Granted, excerpts of letters back home from McLaren to his parents while he was away in the UK in the late 50s give tantalising glimpses into his psyche, and McLaren's wife (Miss Caroline Bay from Timaru) fills in some of the blanks, but there is clearly more to be gleaned from the man's personal history. A great amount of footage lingers on the daughter that was born to the racing legacy, but nothing is heard from her, a glaring omission from a voice that could have breathed life into how the family felt with Bruce always being away from home or workaholic.
And McLaren's initial health issues which saw him confined to a gurney, with weights strapped on his legs to deal with a hip issue are simply glossed over after being laid bare. It's a bit of a leap to see this and then a few frames later, McLaren's behind the wheel of a car, racing away. There's no doubting his passion, but sometimes the journey doesn't quite hit all the relevant destinations.
More successful though is the life on the track ethos and story which the film-makers are clearly more interested in bringing to light.
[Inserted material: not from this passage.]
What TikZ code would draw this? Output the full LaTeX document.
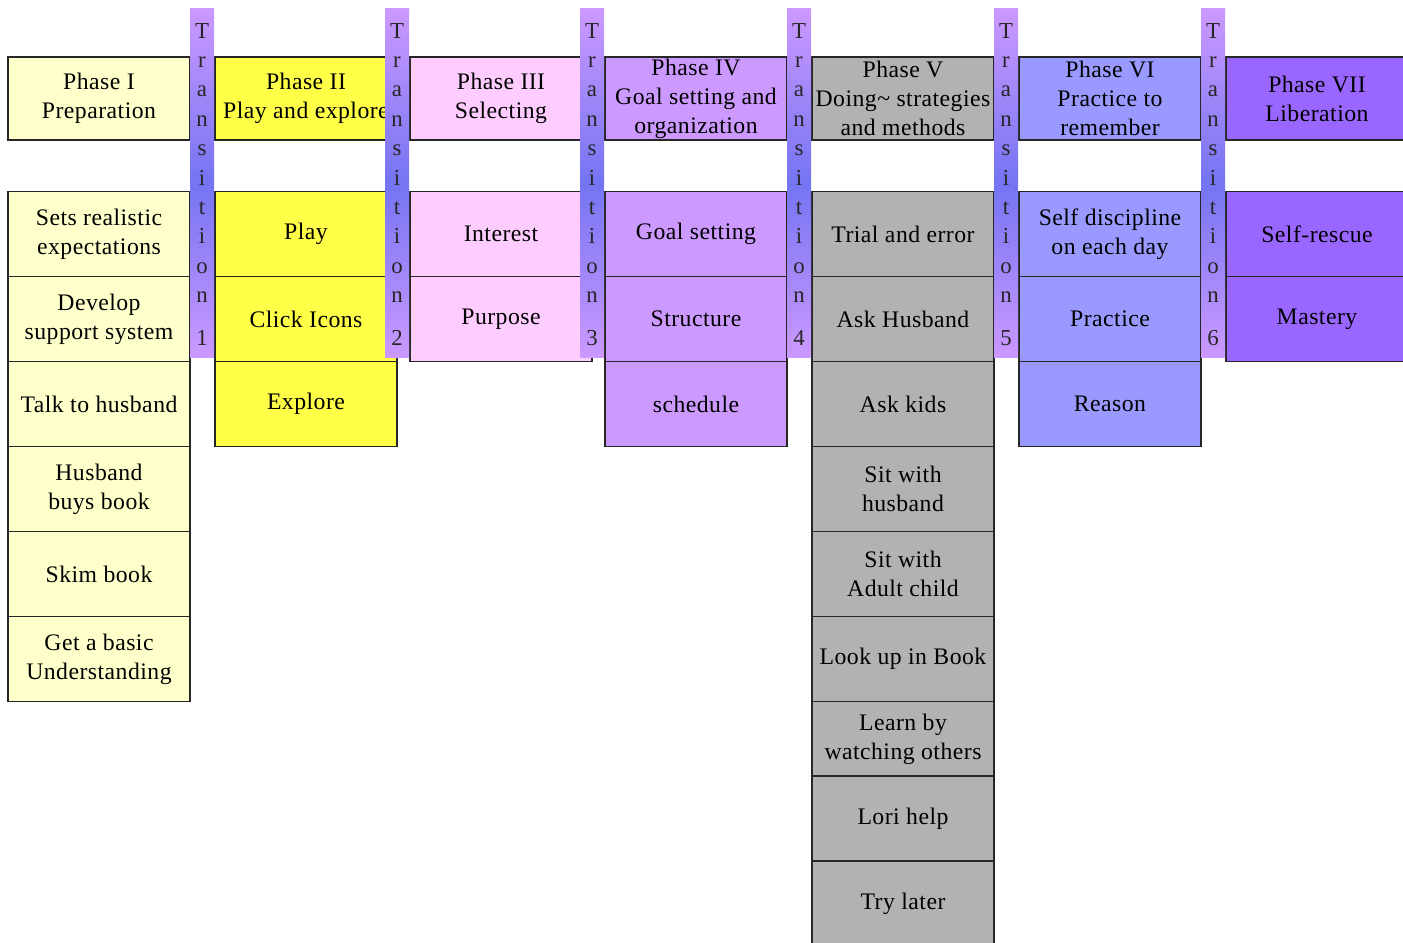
\documentclass[tikz,border=0pt]{standalone}
\usepackage{fontspec}
\setmainfont[LetterSpace=2]{Liberation Serif}
\usepackage{xcolor}
\usepackage{tikz}
\definecolor{prepcol}{HTML}{FFFFCC}
\definecolor{playcol}{HTML}{FFFF48}
\definecolor{selcol}{HTML}{FFCCFF}
\definecolor{goalcol}{HTML}{CC99FF}
\definecolor{docol}{HTML}{B2B2B2}
\definecolor{practcol}{HTML}{9999FF}
\definecolor{libcol}{HTML}{9966FF}
\definecolor{lilac}{HTML}{CC99FF}
\definecolor{glow}{HTML}{7474F2}

\begin{document}
\begin{tikzpicture}[x=0.02cm,y=-0.02cm,
    box/.style={draw=black!85,line width=1pt,minimum width=3.64cm,minimum height=1.7cm,
        align=center,inner sep=1pt,font=\fontsize{13.5}{16.5}\selectfont},
    head/.style={box,line width=0.8pt,minimum height=1.66cm},
    transbar/.style={minimum width=0.48cm,minimum height=7cm,inner sep=0pt,
        top color=lilac,bottom color=lilac,middle color=glow},
    letter/.style={inner sep=0pt,anchor=base,text=black!85,font=\fontsize{13}{13}\selectfont}]
    \useasboundingbox (0,0) rectangle (1403,943);

    \node[head,fill=prepcol] (p1) at (99,98.5) {Phase I\\Preparation};
    \node[head,fill=playcol] (p2) at (306,98.5) {Phase II\\Play and explore};
    \node[head,fill=selcol] (p3) at (501,98.5) {Phase III\\Selecting};
    \node[head,fill=goalcol] (p4) at (696,98.5) {Phase IV\\Goal setting and\\organization};
    \node[head,fill=docol] (p5) at (903,98.5) {Phase V\\Doing\textasciitilde{} strategies\\and methods};
    \node[head,fill=practcol] (p6) at (1110,98.5) {Phase VI\\Practice to\\remember};
    \node[head,fill=libcol] (p7) at (1317,98.5) {Phase VII\\Liberation};

    \node[box,fill=prepcol] (p1a) at (99,234) {Sets realistic\\expectations};
    \node[box,fill=prepcol] (p1b) at (99,319) {Develop\\support system};
    \node[box,fill=prepcol] (p1c) at (99,404) {Talk to husband};
    \node[box,fill=prepcol] (p1d) at (99,489) {Husband\\buys book};
    \node[box,fill=prepcol] (p1e) at (99,574) {Skim book};
    \node[box,fill=prepcol] (p1f) at (99,659) {Get a basic\\Understanding};

    \node[box,fill=playcol] (p2a) at (306,234) {Play};
    \node[box,fill=playcol] (p2b) at (306,319) {Click Icons};
    \node[box,fill=playcol] (p2c) at (306,404) {Explore};

    \node[box,fill=selcol] (p3a) at (501,234) {Interest};
    \node[box,fill=selcol] (p3b) at (501,319) {Purpose};

    \node[box,fill=goalcol] (p4a) at (696,234) {Goal setting};
    \node[box,fill=goalcol] (p4b) at (696,319) {Structure};
    \node[box,fill=goalcol] (p4c) at (696,404) {schedule};

    \node[box,fill=docol] (p5a) at (903,234) {Trial and error};
    \node[box,fill=docol] (p5b) at (903,319) {Ask Husband};
    \node[box,fill=docol] (p5c) at (903,404) {Ask kids};
    \node[box,fill=docol] (p5d) at (903,489) {Sit with\\husband};
    \node[box,fill=docol] (p5e) at (903,574) {Sit with\\Adult child};
    \node[box,fill=docol] (p5f) at (903,659) {Look up in Book};
    \node[box,fill=docol,minimum height=1.5cm] (p5g) at (903,739) {Learn by\\watching others};
    \node[box,fill=docol] (p5h) at (903,818.5) {Lori help};
    \node[box,fill=docol] (p5i) at (903,903.5) {Try later};

    \node[box,fill=practcol] (p6a) at (1110,234) {Self discipline\\on each day};
    \node[box,fill=practcol] (p6b) at (1110,319) {Practice};
    \node[box,fill=practcol] (p6c) at (1110,404) {Reason};

    \node[box,fill=libcol] (p7a) at (1317,234) {Self-rescue};
    \node[box,fill=libcol] (p7b) at (1317,319) {Mastery};

    \foreach \n/\x in {1/202,2/397,3/592,4/799,5/1006,6/1213}{
        \node[transbar] (t\n) at (\x,183) {};
        \foreach \c [count=\k from 0] in {T,r,a,n,s,i,t,i,o,n}
            \node[letter] (t\n-\k) at (\x,38+29.4*\k) {\c};
        \node[letter] (t\n-d) at (\x,345) {\n};
    }
\end{tikzpicture}
\end{document}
With a frenetic speed and some in cockpit camera work, the thrill of the race-track and the adrenaline of the driving is brought vividly to life, and the breakneck danger cleverly realised.
But McLaren never fully glorifies the racing, and the solemnity of one driver's death, before McLaren's own untimely passing, are given the space needed to lend this movie some of the emotional heft that is lacking earlier on. Much like Senna's awful and unnecessary death that happens with a simple crunching sound in the original doco, the tragic demise of McLaren packs a powerful wallop later on. And certainly, as the engineers of the team recount the moments after his fatal crash at Goodwood Circuit in June 1970 weigh heavy with such openness and raw recollections that it almost feels intrusive to see them suffer still.
McLaren is by no means a disaster - it's a solid tale of the Kiwi mentality and pluck behind the wheel that gives voice to one of perhaps our lesser known stories and heroes. But by making this doco gloss over the moments that would more fully define the man at the centre, the film still leaves you feeling he's a nice guy, but an enigma to anyone other than those who knew him.